I think that there is something intriguing about a bridge. It is the most practical of structures, but also the most evocative. India has so many of them, each with its own history.

Some remind us of the colonial past (such as Howrah, a cantilever bridge with a suspended span over the Hooghly River in West Bengal), others impress with their size (like the Mahatma Gandhi Setu: A bridge over the holy Ganges connecting Patna with Hajipur, Bihar) while still others symbolise the country's advancement in design and technology, an example being the Bandra-Worli Sea Link, a cable-stayed bridge with pre-stressed concrete-steel viaducts on either side.

A bridge takes us places and a bridge connects places. Sometimes, a single bridge defines a place. Take the Iron Bridge of Seelampur in Delhi (also known as the old Yamuna Bridge or Bridge No. 249 in technical railway parlance) that was constructed by the East India Company at a whopping cost of £16,16,335. With the completion of this engineering marvel, two principal cities of North India -- Kolkata and Delhi --were connected by the railways, this being the last link of the trunk line on this route.

In 1913, the bridge was converted into a double line by adding down line girders of 12 spans of 202 feet each and two end spans of 42 feet to the bridge. For the movement of road traffic, two road bridges were provided below the lines, making it a rail-road bridge. The entry of trains into Delhi Junction Railway Station, in such close proximity to the Red Fort, never ceases to impress the rail traveller, a reminder that after the Uprising of 1857, Delhi was a fortified city.

This bridge epitomises the composite culture of the country. While some make a living around the bridge, for others it's a safe haven. I photographed a man sleeping on the edge of the bridge, with trains moving above his head.

I also clicked a picture of a goddess at a small temple under a tree beneath the bridge -- I saw her as a protector for the Old Bridge. Different eras seemed to merge as I watched a bullock cart moving amid the modern machines of this century.

Incidentally, the bridge has an identical twin further downstream at Naini on the Allahabad-Mughalsarai section of the now North Central Railways.

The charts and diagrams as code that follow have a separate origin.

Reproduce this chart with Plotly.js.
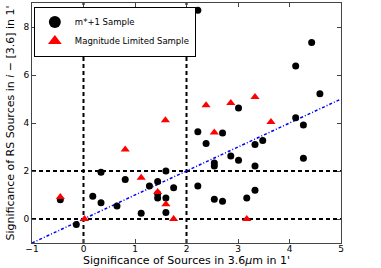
<!DOCTYPE html>
<html><head><meta charset="utf-8">
<script src="https://cdn.plot.ly/plotly-3.0.1.min.js"></script>
<style>html,body{margin:0;padding:0;background:#fff}#c{width:381px;height:268px}</style>
</head><body><div id="c"></div>
<script>
const circX = [-0.45,-0.14,0.18,0.34,0.34,0.65,0.81,1.12,1.28,1.44,1.44,1.44,1.6,1.6,1.6,1.75,2.22,2.22,2.22,2.38,2.54,2.54,2.54,2.7,2.7,2.86,3.01,3.01,3.17,3.33,3.33,3.33,3.48,4.12,4.12,4.27,4.27,4.43,4.59];
const circY = [0.8,-0.23,0.95,1.95,0.68,0.54,1.65,0.24,1.38,1.56,1.05,0.88,2.0,0.88,0.27,1.3,8.7,3.64,1.38,3.15,2.33,2.21,0.82,3.58,0.74,2.62,4.62,2.45,0.88,3.1,2.21,1.2,3.27,6.38,4.22,3.92,2.53,7.35,5.22];
const triX = [-0.45,0.02,0.81,1.12,1.44,1.59,1.6,1.75,2.38,2.54,2.86,3.17,3.33,3.64];
const triY = [0.92,0.0,2.9,1.72,1.13,4.11,0.61,0.0,4.74,3.6,4.83,0.0,5.08,4.04];
const oneToOneX = [-1,5];
const oneToOneY = [-1,5];
const cutX = [0,2];
const cutY = [0,2];
const xTicks = [-1,0,1,2,3,4,5];
const yTicks = [0,2,4,6,8];

const traces = [
  {x: oneToOneX, y: oneToOneY, mode:'lines', showlegend:false, hoverinfo:'skip',
   line:{color:'#0000ff', width:1.5, dash:'3px,2px,1px,2px'}},
  {x: circX, y: circY, mode:'markers', name:'m*+1 Sample',
   marker:{symbol:'circle', size:7, color:'#000'}},
  {x: triX, y: triY, mode:'markers', name:'Magnitude Limited Sample',
   marker:{symbol:'triangle-up', size:8, color:'#ff0000'}}
];
const shapes = [];
cutX.forEach(v => shapes.push({type:'line', xref:'x', yref:'paper', x0:v, x1:v, y0:0, y1:1, layer:'below',
  line:{color:'#000', width:2, dash:'4px,3px'}}));
cutY.forEach(v => shapes.push({type:'line', xref:'paper', yref:'y', x0:0, x1:1, y0:v, y1:v, layer:'below',
  line:{color:'#000', width:2, dash:'4px,3px'}}));

const ax = {showgrid:false, zeroline:false, showline:true, mirror:'ticks', linecolor:'#444', linewidth:1,
  ticks:'inside', ticklen:4, tickcolor:'#444', tickfont:{family:'DejaVu Sans', size:9, color:'#000'}};
const layout = {
  width:381, height:268, margin:{l:32, r:40, t:3, b:25},
  paper_bgcolor:'#fff', plot_bgcolor:'#fff',
  font:{family:'DejaVu Sans', color:'#000'},
  xaxis: Object.assign({}, ax, {range:[-1,5], tickvals:xTicks, ticklabelstandoff:-3,
    ticktext:xTicks.map(v=>v<0?'\u2212'+Math.abs(v):String(v)),
    title:{text:"Significance of Sources in 3.6<i>\u03bc</i>m in 1'", font:{size:11}, standoff:0}}),
  yaxis: Object.assign({}, ax, {range:[-1,9], tickvals:yTicks,
    title:{text:"Significance of RS Sources in <i>i</i> \u2212 [3.6] in 1'", font:{size:11}, standoff:6}}),
  shapes: shapes,
  showlegend:true,
  legend:{x:0.006, y:0.985, xanchor:'left', yanchor:'top', bgcolor:'#fff', bordercolor:'#000', borderwidth:1,
    font:{family:'DejaVu Sans', size:8.5}, tracegroupgap:0, itemwidth:30, itemsizing:'constant'}
};
Plotly.newPlot('c', traces, layout, {staticPlot:true, displayModeBar:false});
</script></body></html>
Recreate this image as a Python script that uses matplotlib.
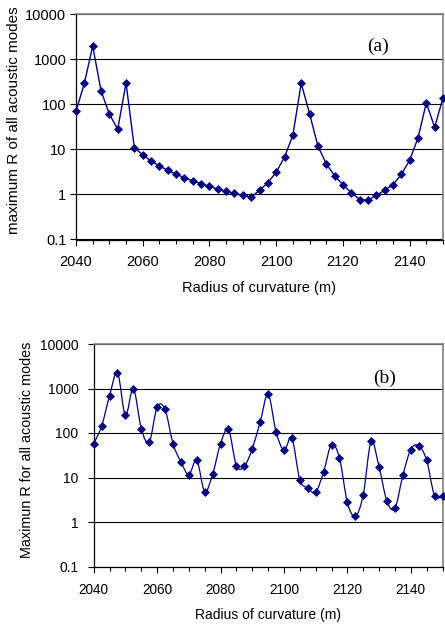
import numpy as np
import matplotlib
matplotlib.use("Agg")
import matplotlib.pyplot as plt
from matplotlib.path import Path
from matplotlib.patches import PathPatch
from matplotlib.ticker import FixedLocator, MultipleLocator, NullFormatter

plt.rcParams['font.family'] = ['Liberation Sans', 'DejaVu Sans']

# radius of curvature, 2.5 m steps
radius = [2040 + 2.5 * i for i in range(45)]

# (a) maximum R of all acoustic modes
r_a = [70, 288, 1950, 200, 60, 28, 293, 10.7, 7.6, 5.5, 4.3, 3.4, 2.8, 2.35, 2.0,
       1.73, 1.5, 1.31, 1.17, 1.05, 0.95, 0.87, 1.23, 1.82, 3.1, 6.7, 20.5, 290, 62,
       11.8, 4.8, 2.6, 1.64, 1.09, 0.77, 0.74, 0.95, 1.23, 1.64, 2.78, 5.7, 17.8,
       107, 31, 138]

# (b) maximum R for all acoustic modes
r_b = [58, 142, 690, 2270, 250, 1000, 126, 62, 380, 338, 58, 22.4, 11.6, 24.4, 4.8,
       11.8, 58, 120, 18.5, 17.9, 44, 178, 745, 107, 41, 76, 8.9, 5.8, 4.65, 13.4,
       55, 27.6, 2.76, 1.34, 4.1, 65, 17.3, 2.9, 2.03, 11.2, 42.5, 52, 24.4, 3.9, 3.9]

yticks = [0.1, 1, 10, 100, 1000, 10000]
ytick_labels = ['0.1', '1', '10', '100', '1000', '10000']
xticks = [2040, 2060, 2080, 2100, 2120, 2140]

navy = '#000080'
W, H = 445, 625


def frac(left, top, right, bottom):
    return [left / W, 1 - bottom / H, (right - left) / W, (bottom - top) / H]


def smooth_path(x, y):
    # excel-style smoothed line: catmull-rom bezier in (x, log y)
    px = np.asarray(x, float)
    py = np.log10(np.asarray(y, float))
    n = len(px)
    verts = [(px[0], py[0])]
    codes = [Path.MOVETO]
    for i in range(n - 1):
        i0 = max(i - 1, 0)
        i3 = min(i + 2, n - 1)
        c1 = (px[i] + (px[i + 1] - px[i0]) / 6, py[i] + (py[i + 1] - py[i0]) / 6)
        c2 = (px[i + 1] - (px[i3] - px[i]) / 6, py[i + 1] - (py[i3] - py[i]) / 6)
        verts += [c1, c2, (px[i + 1], py[i + 1])]
        codes += [Path.CURVE4] * 3
    verts = [(vx, 10 ** vy) for vx, vy in verts]
    return Path(verts, codes)


def style(ax, fs_x, fs_y):
    ax.set_yscale('log')
    ax.set_ylim(0.1, 10000)
    ax.set_xlim(2040, 2150)
    ax.yaxis.set_major_locator(FixedLocator(yticks))
    ax.set_yticklabels(ytick_labels)
    ax.yaxis.set_minor_locator(FixedLocator([]))
    ax.yaxis.set_minor_formatter(NullFormatter())
    ax.xaxis.set_major_locator(FixedLocator(xticks))
    ax.xaxis.set_minor_locator(MultipleLocator(5))
    ax.grid(axis='y', color='black', lw=0.8)
    ax.set_axisbelow(True)
    for s in ['top', 'right']:
        ax.spines[s].set_color('#808080')
        ax.spines[s].set_linewidth(1.2)
    for s in ['left', 'bottom']:
        ax.spines[s].set_color('black')
        ax.spines[s].set_linewidth(0.9)
    ax.tick_params(axis='both', which='major', direction='out', length=4, width=0.8,
                   top=False, right=False)
    ax.tick_params(axis='x', which='major', labelsize=fs_x)
    ax.tick_params(axis='y', which='major', labelsize=fs_y)
    ax.tick_params(axis='x', which='minor', direction='out', length=3, width=0.8)


fig = plt.figure(figsize=(4.45, 6.25), dpi=100)

# (a)
ax1 = fig.add_axes(frac(76, 14, 443, 239.5))
style(ax1, 10.5, 10.5)
ax1.plot(radius, r_a, color=navy, lw=1.0, marker='D', ms=4.4, mfc=navy, mec=navy,
         mew=0.5, clip_on=False, zorder=3)
ax1.tick_params(axis='x', which='major', pad=7)
ax1.tick_params(axis='y', which='major', pad=3)
ax1.set_xlabel('Radius of curvature (m)', fontsize=10.5, labelpad=9)
fig.text(14 / W, 1 - 120 / H, 'maximum R of all acoustic modes', rotation=90,
         ha='center', va='center', fontsize=11)
ax1.text(2130.5, 1950, '(a)', ha='center', va='center', fontsize=14,
         family=['Liberation Serif', 'DejaVu Serif'])

# (b)
ax2 = fig.add_axes(frac(93.7, 344, 442.5, 566.5))
style(ax2, 9.8, 10)
ax2.add_patch(PathPatch(smooth_path(radius, r_b), fc='none', ec=navy, lw=0.9,
                        clip_on=False, zorder=3))
ax2.plot(radius, r_b, ls='none', marker='D', ms=4.4, mfc=navy, mec=navy, mew=0.5,
         clip_on=False, zorder=4)
ax2.tick_params(axis='x', which='major', pad=8)
ax2.tick_params(axis='y', which='major', pad=7)
ax2.set_xlabel('Radius of curvature (m)', fontsize=10, labelpad=8)
fig.text(27 / W, 1 - 450 / H, 'Maximun R for all acoustic modes', rotation=90,
         ha='center', va='center', fontsize=10.4)
ax2.text(2131.6, 1730, '(b)', ha='center', va='center', fontsize=14,
         family=['Liberation Serif', 'DejaVu Serif'])

fig.savefig('out.png', dpi=100)
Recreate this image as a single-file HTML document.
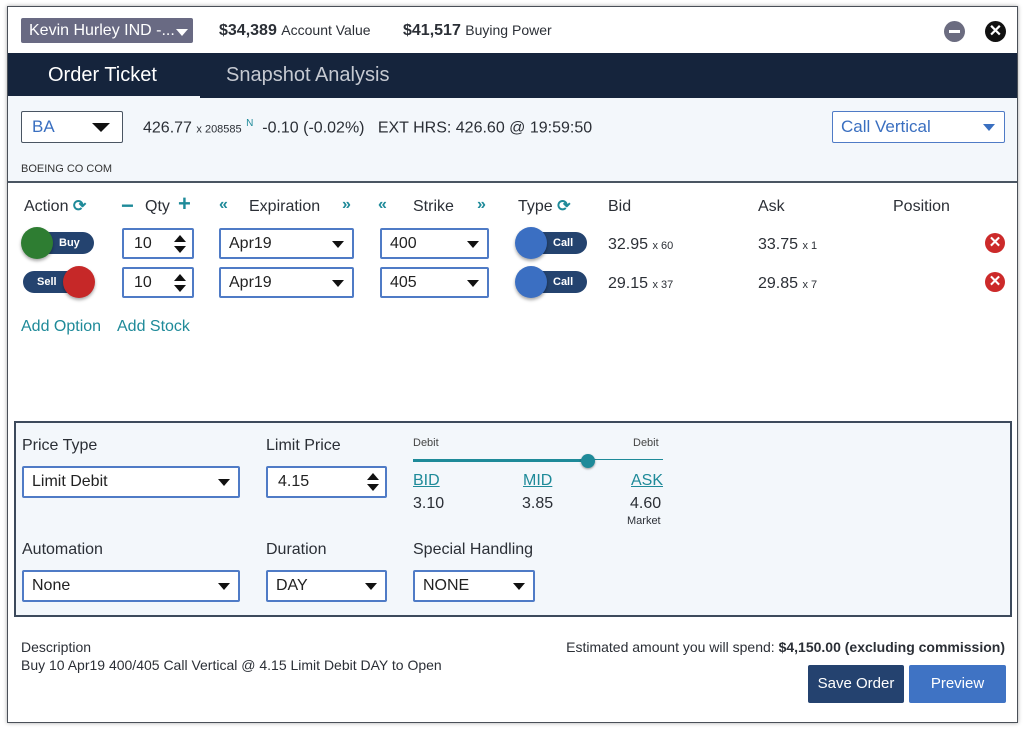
<!DOCTYPE html>
<html><head><style>
*{box-sizing:border-box;margin:0;padding:0}
body{width:1024px;height:730px;background:#fff;font-family:"Liberation Sans",sans-serif;color:#2b2f36;position:relative;overflow:hidden}
.a{position:absolute;white-space:nowrap}
.frame{position:absolute;left:7px;top:6px;width:1011px;height:717px;border:1px solid #4a5058;box-shadow:0 0 4px rgba(0,0,0,.35);background:#fff}
.lbl{font-size:16px;color:#2b2f36;line-height:18px}
.inp{position:absolute;background:#fff;border:2px solid #4f7bc6;border-radius:2px;font-size:16px;padding-left:8px;display:flex;align-items:center;color:#222}
.tri{position:absolute;right:8px;top:50%;margin-top:-3px;width:0;height:0;border-left:6px solid transparent;border-right:6px solid transparent;border-top:7px solid #111}
.spin{position:absolute;right:6px;top:50%;margin-top:-9px;width:12px;height:18px}
.spin:before{content:"";position:absolute;left:0;top:0;border-left:6px solid transparent;border-right:6px solid transparent;border-bottom:7px solid #111}
.spin:after{content:"";position:absolute;left:0;bottom:0;border-left:6px solid transparent;border-right:6px solid transparent;border-top:7px solid #111}
.teal{color:#1e8a99}
.pill{position:absolute;height:22px;background:#24436f;border-radius:11px;color:#fff;font-size:11px;font-weight:bold;display:flex;align-items:center}
.knob{position:absolute;width:32px;height:32px;border-radius:50%;box-shadow:0 2px 3px rgba(0,0,0,.35)}
.xr{position:absolute;width:20px;height:20px;border-radius:50%;background:#cc2a2a;color:#fff;font-size:15px;font-weight:bold;text-align:center;line-height:20px}
.sm{font-size:11px}
.ic{display:inline-block;line-height:18px;vertical-align:top;font-weight:bold}
</style></head><body>
<div class="frame"></div>
<div class="a" style="left:21px;top:18px;width:172px;height:25px;background:#696a83;border-radius:2px;color:#fff;font-size:16px;line-height:25px;padding-left:8px">Kevin Hurley IND -...<span style="position:absolute;right:5px;top:11px;border-left:6px solid transparent;border-right:6px solid transparent;border-top:7px solid #fff"></span></div>
<div class="a" style="left:219px;top:22px;font-size:16px;font-weight:bold">$34,389 <span style="font-size:14px;font-weight:normal">Account Value</span></div>
<div class="a" style="left:403px;top:22px;font-size:16px;font-weight:bold">$41,517 <span style="font-size:14px;font-weight:normal">Buying Power</span></div>
<div class="a" style="left:944px;top:21px;width:21px;height:21px;border-radius:50%;background:#6b6c80"><div style="position:absolute;left:5px;top:9px;width:11px;height:3px;background:#fff"></div></div>
<div class="a" style="left:985px;top:21px;width:21px;height:21px;border-radius:50%;background:#111;color:#fff;font-size:16px;font-weight:bold;text-align:center;line-height:21px">✕</div>
<div class="a" style="left:8px;top:53px;width:1009px;height:45px;background:#15243c"></div>
<div class="a" style="left:8px;top:96px;width:192px;height:3px;background:#f3f7fb"></div>
<div class="a" style="left:48px;top:64px;font-size:20px;color:#fff">Order Ticket</div>
<div class="a" style="left:226px;top:64px;font-size:20px;color:#c5c9d1">Snapshot Analysis</div>
<div class="a" style="left:8px;top:98px;width:1009px;height:85px;background:#f3f7fb;border-bottom:2px solid #4a5562"></div>
<div class="inp" style="left:21px;top:111px;width:102px;height:32px;border-color:#4a5562;border-width:1px;color:#3a6fc0;font-size:17px;padding-left:10px">BA<div class="tri" style="border-left-width:9px;border-right-width:9px;border-top-width:9px;right:12px;margin-top:-4px"></div></div>
<div class="a" style="left:143px;top:118px;font-size:16px">426.77 <span style="font-size:11px">x 208585</span> <sup class="teal" style="font-size:10px">N</sup>&nbsp; -0.10 (-0.02%)&nbsp;&nbsp; EXT HRS: 426.60 @ 19:59:50</div>
<div class="inp" style="left:832px;top:111px;width:173px;height:32px;color:#3a6fc0;font-size:17px;border-width:1px">Call Vertical<div class="tri" style="border-top-color:#3a6fc0;right:9px"></div></div>
<div class="a sm" style="left:21px;top:163px;color:#333">BOEING CO COM</div>
<div class="a lbl" style="left:24px;top:198px">Action <span class="teal ic">⟳</span></div>
<div class="a teal" style="left:121px;top:193px;font-size:22px;font-weight:bold">−</div>
<div class="a lbl" style="left:145px;top:198px">Qty</div>
<div class="a teal" style="left:178px;top:191px;font-size:22px;font-weight:bold">+</div>
<div class="a teal" style="left:219px;top:196px;font-size:16px;font-weight:bold">«</div>
<div class="a lbl" style="left:249px;top:198px">Expiration</div>
<div class="a teal" style="left:342px;top:196px;font-size:16px;font-weight:bold">»</div>
<div class="a teal" style="left:378px;top:196px;font-size:16px;font-weight:bold">«</div>
<div class="a lbl" style="left:413px;top:198px">Strike</div>
<div class="a teal" style="left:477px;top:196px;font-size:16px;font-weight:bold">»</div>
<div class="a lbl" style="left:518px;top:198px">Type <span class="teal ic">⟳</span></div>
<div class="a lbl" style="left:608px;top:198px">Bid</div>
<div class="a lbl" style="left:758px;top:198px">Ask</div>
<div class="a lbl" style="left:893px;top:198px">Position</div>
<div class="pill" style="left:23px;top:232px;width:71px;padding-left:36px">Buy</div>
<div class="knob" style="left:21px;top:227px;background:#2e7d32"></div>
<div class="inp" style="left:122px;top:228px;width:72px;height:31px;padding-left:10px">10<div class="spin"></div></div>
<div class="inp" style="left:219px;top:228px;width:135px;height:31px">Apr19<div class="tri"></div></div>
<div class="inp" style="left:380px;top:228px;width:109px;height:31px">400<div class="tri"></div></div>
<div class="pill" style="left:517px;top:232px;width:70px;padding-left:36px">Call</div>
<div class="knob" style="left:515px;top:227px;background:#3b6fc2"></div>
<div class="a" style="left:608px;top:236px;font-size:16px">32.95 <span class="sm">x 60</span></div>
<div class="a" style="left:758px;top:236px;font-size:16px">33.75 <span class="sm">x 1</span></div>
<div class="xr" style="left:985px;top:233px">✕</div>
<div class="pill" style="left:23px;top:271px;width:71px;padding-left:14px">Sell</div>
<div class="knob" style="left:63px;top:266px;background:#c62828"></div>
<div class="inp" style="left:122px;top:267px;width:72px;height:31px;padding-left:10px">10<div class="spin"></div></div>
<div class="inp" style="left:219px;top:267px;width:135px;height:31px">Apr19<div class="tri"></div></div>
<div class="inp" style="left:380px;top:267px;width:109px;height:31px">405<div class="tri"></div></div>
<div class="pill" style="left:517px;top:271px;width:70px;padding-left:36px">Call</div>
<div class="knob" style="left:515px;top:266px;background:#3b6fc2"></div>
<div class="a" style="left:608px;top:275px;font-size:16px">29.15 <span class="sm">x 37</span></div>
<div class="a" style="left:758px;top:275px;font-size:16px">29.85 <span class="sm">x 7</span></div>
<div class="xr" style="left:985px;top:272px">✕</div>
<div class="a teal" style="left:21px;top:318px;font-size:16px">Add Option</div>
<div class="a teal" style="left:117px;top:318px;font-size:16px">Add Stock</div>
<div class="a" style="left:14px;top:421px;width:998px;height:196px;background:#f3f7fb;border:2px solid #3d4a5c"></div>
<div class="a lbl" style="left:22px;top:437px">Price Type</div>
<div class="a lbl" style="left:266px;top:437px">Limit Price</div>
<div class="inp" style="left:22px;top:466px;width:218px;height:32px">Limit Debit<div class="tri"></div></div>
<div class="inp" style="left:266px;top:466px;width:121px;height:32px;padding-left:10px">4.15<div class="spin"></div></div>
<div class="a sm" style="left:413px;top:437px;color:#444">Debit</div>
<div class="a sm" style="left:633px;top:437px;color:#444">Debit</div>
<div class="a" style="left:413px;top:459px;width:250px;height:1px;background:#1e8a99"></div>
<div class="a" style="left:413px;top:459px;width:175px;height:3px;background:#1e8a99"></div>
<div class="a" style="left:581px;top:454px;width:14px;height:14px;border-radius:50%;background:#1e8a99;box-shadow:0 1px 2px rgba(0,0,0,.4)"></div>
<div class="a teal" style="left:413px;top:472px;font-size:16px;text-decoration:underline">BID</div>
<div class="a teal" style="left:523px;top:472px;font-size:16px;text-decoration:underline">MID</div>
<div class="a teal" style="left:631px;top:472px;font-size:16px;text-decoration:underline">ASK</div>
<div class="a" style="left:413px;top:495px;font-size:16px">3.10</div>
<div class="a" style="left:522px;top:495px;font-size:16px">3.85</div>
<div class="a" style="left:630px;top:495px;font-size:16px">4.60</div>
<div class="a sm" style="left:627px;top:515px">Market</div>
<div class="a lbl" style="left:22px;top:541px">Automation</div>
<div class="a lbl" style="left:266px;top:541px">Duration</div>
<div class="a lbl" style="left:413px;top:541px">Special Handling</div>
<div class="inp" style="left:22px;top:570px;width:218px;height:32px">None<div class="tri"></div></div>
<div class="inp" style="left:266px;top:570px;width:121px;height:32px">DAY<div class="tri"></div></div>
<div class="inp" style="left:413px;top:570px;width:122px;height:32px">NONE<div class="tri"></div></div>
<div class="a" style="left:21px;top:639px;font-size:14px">Description</div>
<div class="a" style="left:21px;top:657px;font-size:14px">Buy 10 Apr19 400/405 Call Vertical @ 4.15 Limit Debit DAY to Open</div>
<div class="a" style="right:19px;top:639px;font-size:14px">Estimated amount you will spend: <b>$4,150.00 (excluding commission)</b></div>
<div class="a" style="left:808px;top:665px;width:96px;height:38px;background:#24426f;border-radius:2px;color:#fff;font-size:15px;text-align:center;line-height:38px">Save Order</div>
<div class="a" style="left:909px;top:665px;width:97px;height:38px;background:#3f73c4;border-radius:2px;color:#fff;font-size:15px;text-align:center;line-height:38px">Preview</div>
</body></html>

The old Yamuna Bridge, with its huge iron girders, will retire to an extent when the new bridge, under construction a little way upstream on the Yamuna, becomes operational. But it would certainly not mean curtains for this iron monster and it will continue to remain one of the most famous landmarks of the city. Its role, though, will be limited to carrying road traffic from East Delhi to Central Delhi and back.